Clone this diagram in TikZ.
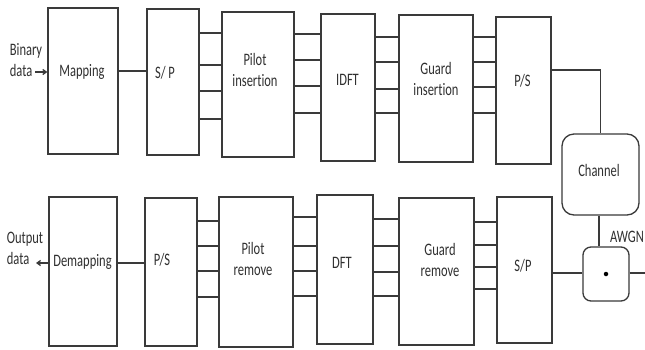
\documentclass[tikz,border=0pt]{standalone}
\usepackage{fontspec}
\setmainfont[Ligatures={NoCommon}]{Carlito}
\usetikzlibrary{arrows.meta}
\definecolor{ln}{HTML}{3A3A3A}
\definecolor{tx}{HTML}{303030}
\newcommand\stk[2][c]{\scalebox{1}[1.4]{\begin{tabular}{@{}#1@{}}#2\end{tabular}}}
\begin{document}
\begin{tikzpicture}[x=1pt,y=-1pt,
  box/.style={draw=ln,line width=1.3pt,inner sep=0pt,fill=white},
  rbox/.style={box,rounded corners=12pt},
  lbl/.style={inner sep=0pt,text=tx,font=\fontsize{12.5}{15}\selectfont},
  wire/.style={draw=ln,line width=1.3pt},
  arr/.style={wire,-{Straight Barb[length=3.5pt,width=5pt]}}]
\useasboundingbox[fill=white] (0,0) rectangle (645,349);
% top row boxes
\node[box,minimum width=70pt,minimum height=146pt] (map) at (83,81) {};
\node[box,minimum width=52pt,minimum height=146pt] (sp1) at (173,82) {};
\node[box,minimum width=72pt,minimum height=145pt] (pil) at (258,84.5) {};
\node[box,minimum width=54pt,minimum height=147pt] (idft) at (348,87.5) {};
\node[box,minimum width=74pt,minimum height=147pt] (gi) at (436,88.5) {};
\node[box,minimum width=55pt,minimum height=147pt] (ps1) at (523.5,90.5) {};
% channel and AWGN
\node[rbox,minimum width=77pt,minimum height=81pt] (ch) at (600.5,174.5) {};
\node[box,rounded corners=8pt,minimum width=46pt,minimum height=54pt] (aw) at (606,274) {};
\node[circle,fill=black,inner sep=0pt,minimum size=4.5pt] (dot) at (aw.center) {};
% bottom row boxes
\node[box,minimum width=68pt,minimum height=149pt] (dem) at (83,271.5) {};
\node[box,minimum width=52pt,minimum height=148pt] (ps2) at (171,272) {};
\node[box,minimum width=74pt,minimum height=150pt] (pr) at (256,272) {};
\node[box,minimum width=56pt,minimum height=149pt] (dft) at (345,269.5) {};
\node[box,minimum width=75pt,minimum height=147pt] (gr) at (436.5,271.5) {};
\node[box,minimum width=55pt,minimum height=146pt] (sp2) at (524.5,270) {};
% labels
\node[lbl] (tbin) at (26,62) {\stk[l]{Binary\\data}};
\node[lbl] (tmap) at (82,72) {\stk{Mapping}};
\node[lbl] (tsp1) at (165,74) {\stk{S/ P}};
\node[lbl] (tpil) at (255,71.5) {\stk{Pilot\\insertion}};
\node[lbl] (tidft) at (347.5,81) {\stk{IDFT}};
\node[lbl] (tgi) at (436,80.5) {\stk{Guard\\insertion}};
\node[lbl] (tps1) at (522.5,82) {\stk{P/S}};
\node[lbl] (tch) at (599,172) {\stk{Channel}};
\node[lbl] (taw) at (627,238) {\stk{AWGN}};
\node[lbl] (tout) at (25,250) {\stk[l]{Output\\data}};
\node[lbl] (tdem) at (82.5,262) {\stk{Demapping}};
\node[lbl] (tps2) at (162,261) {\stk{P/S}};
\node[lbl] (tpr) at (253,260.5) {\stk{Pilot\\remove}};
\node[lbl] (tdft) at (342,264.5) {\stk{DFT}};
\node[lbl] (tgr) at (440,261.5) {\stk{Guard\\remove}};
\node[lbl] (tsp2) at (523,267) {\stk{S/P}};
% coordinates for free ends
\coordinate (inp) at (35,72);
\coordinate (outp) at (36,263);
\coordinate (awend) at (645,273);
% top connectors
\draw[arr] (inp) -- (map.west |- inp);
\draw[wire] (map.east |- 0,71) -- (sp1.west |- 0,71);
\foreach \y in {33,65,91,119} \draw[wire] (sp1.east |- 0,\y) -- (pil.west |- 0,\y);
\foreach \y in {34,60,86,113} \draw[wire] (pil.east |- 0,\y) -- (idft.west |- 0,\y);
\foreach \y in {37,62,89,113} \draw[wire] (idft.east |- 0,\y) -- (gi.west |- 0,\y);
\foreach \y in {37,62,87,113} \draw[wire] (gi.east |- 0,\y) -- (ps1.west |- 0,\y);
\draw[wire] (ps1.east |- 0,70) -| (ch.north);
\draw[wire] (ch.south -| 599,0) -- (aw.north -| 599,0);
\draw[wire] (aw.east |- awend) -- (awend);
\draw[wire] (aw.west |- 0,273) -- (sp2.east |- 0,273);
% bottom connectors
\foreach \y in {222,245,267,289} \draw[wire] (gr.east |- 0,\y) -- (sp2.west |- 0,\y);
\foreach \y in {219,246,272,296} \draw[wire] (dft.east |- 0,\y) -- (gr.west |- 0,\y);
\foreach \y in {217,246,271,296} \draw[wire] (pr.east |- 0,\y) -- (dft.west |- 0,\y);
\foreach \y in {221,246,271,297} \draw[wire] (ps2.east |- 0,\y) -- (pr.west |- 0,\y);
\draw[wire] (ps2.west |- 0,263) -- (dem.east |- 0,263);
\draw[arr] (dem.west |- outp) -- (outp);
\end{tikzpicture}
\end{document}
· · · · · · ·
Pictures excluded, quote all the data above exactly.

Clone this diagram in TikZ.
\documentclass[tikz,border=0pt]{standalone}
\usepackage{fontspec}
\setmainfont[Ligatures={NoCommon}]{Carlito}
\usetikzlibrary{arrows.meta}
\definecolor{ln}{HTML}{3A3A3A}
\definecolor{tx}{HTML}{303030}
\newcommand\stk[2][c]{\scalebox{1}[1.4]{\begin{tabular}{@{}#1@{}}#2\end{tabular}}}
\begin{document}
\begin{tikzpicture}[x=1pt,y=-1pt,
  box/.style={draw=ln,line width=1.3pt,inner sep=0pt,fill=white},
  rbox/.style={box,rounded corners=12pt},
  lbl/.style={inner sep=0pt,text=tx,font=\fontsize{12.5}{15}\selectfont},
  wire/.style={draw=ln,line width=1.3pt},
  arr/.style={wire,-{Straight Barb[length=3.5pt,width=5pt]}}]
\useasboundingbox[fill=white] (0,0) rectangle (645,349);
% top row boxes
\node[box,minimum width=70pt,minimum height=146pt] (map) at (83,81) {};
\node[box,minimum width=52pt,minimum height=146pt] (sp1) at (173,82) {};
\node[box,minimum width=72pt,minimum height=145pt] (pil) at (258,84.5) {};
\node[box,minimum width=54pt,minimum height=147pt] (idft) at (348,87.5) {};
\node[box,minimum width=74pt,minimum height=147pt] (gi) at (436,88.5) {};
\node[box,minimum width=55pt,minimum height=147pt] (ps1) at (523.5,90.5) {};
% channel and AWGN
\node[rbox,minimum width=77pt,minimum height=81pt] (ch) at (600.5,174.5) {};
\node[box,rounded corners=8pt,minimum width=46pt,minimum height=54pt] (aw) at (606,274) {};
\node[circle,fill=black,inner sep=0pt,minimum size=4.5pt] (dot) at (aw.center) {};
% bottom row boxes
\node[box,minimum width=68pt,minimum height=149pt] (dem) at (83,271.5) {};
\node[box,minimum width=52pt,minimum height=148pt] (ps2) at (171,272) {};
\node[box,minimum width=74pt,minimum height=150pt] (pr) at (256,272) {};
\node[box,minimum width=56pt,minimum height=149pt] (dft) at (345,269.5) {};
\node[box,minimum width=75pt,minimum height=147pt] (gr) at (436.5,271.5) {};
\node[box,minimum width=55pt,minimum height=146pt] (sp2) at (524.5,270) {};
% labels
\node[lbl] (tbin) at (26,62) {\stk[l]{Binary\\data}};
\node[lbl] (tmap) at (82,72) {\stk{Mapping}};
\node[lbl] (tsp1) at (165,74) {\stk{S/ P}};
\node[lbl] (tpil) at (255,71.5) {\stk{Pilot\\insertion}};
\node[lbl] (tidft) at (347.5,81) {\stk{IDFT}};
\node[lbl] (tgi) at (436,80.5) {\stk{Guard\\insertion}};
\node[lbl] (tps1) at (522.5,82) {\stk{P/S}};
\node[lbl] (tch) at (599,172) {\stk{Channel}};
\node[lbl] (taw) at (627,238) {\stk{AWGN}};
\node[lbl] (tout) at (25,250) {\stk[l]{Output\\data}};
\node[lbl] (tdem) at (82.5,262) {\stk{Demapping}};
\node[lbl] (tps2) at (162,261) {\stk{P/S}};
\node[lbl] (tpr) at (253,260.5) {\stk{Pilot\\remove}};
\node[lbl] (tdft) at (342,264.5) {\stk{DFT}};
\node[lbl] (tgr) at (440,261.5) {\stk{Guard\\remove}};
\node[lbl] (tsp2) at (523,267) {\stk{S/P}};
% coordinates for free ends
\coordinate (inp) at (35,72);
\coordinate (outp) at (36,263);
\coordinate (awend) at (645,273);
% top connectors
\draw[arr] (inp) -- (map.west |- inp);
\draw[wire] (map.east |- 0,71) -- (sp1.west |- 0,71);
\foreach \y in {33,65,91,119} \draw[wire] (sp1.east |- 0,\y) -- (pil.west |- 0,\y);
\foreach \y in {34,60,86,113} \draw[wire] (pil.east |- 0,\y) -- (idft.west |- 0,\y);
\foreach \y in {37,62,89,113} \draw[wire] (idft.east |- 0,\y) -- (gi.west |- 0,\y);
\foreach \y in {37,62,87,113} \draw[wire] (gi.east |- 0,\y) -- (ps1.west |- 0,\y);
\draw[wire] (ps1.east |- 0,70) -| (ch.north);
\draw[wire] (ch.south -| 599,0) -- (aw.north -| 599,0);
\draw[wire] (aw.east |- awend) -- (awend);
\draw[wire] (aw.west |- 0,273) -- (sp2.east |- 0,273);
% bottom connectors
\foreach \y in {222,245,267,289} \draw[wire] (gr.east |- 0,\y) -- (sp2.west |- 0,\y);
\foreach \y in {219,246,272,296} \draw[wire] (dft.east |- 0,\y) -- (gr.west |- 0,\y);
\foreach \y in {217,246,271,296} \draw[wire] (pr.east |- 0,\y) -- (dft.west |- 0,\y);
\foreach \y in {221,246,271,297} \draw[wire] (ps2.east |- 0,\y) -- (pr.west |- 0,\y);
\draw[wire] (ps2.west |- 0,263) -- (dem.east |- 0,263);
\draw[arr] (dem.west |- outp) -- (outp);
\end{tikzpicture}
\end{document}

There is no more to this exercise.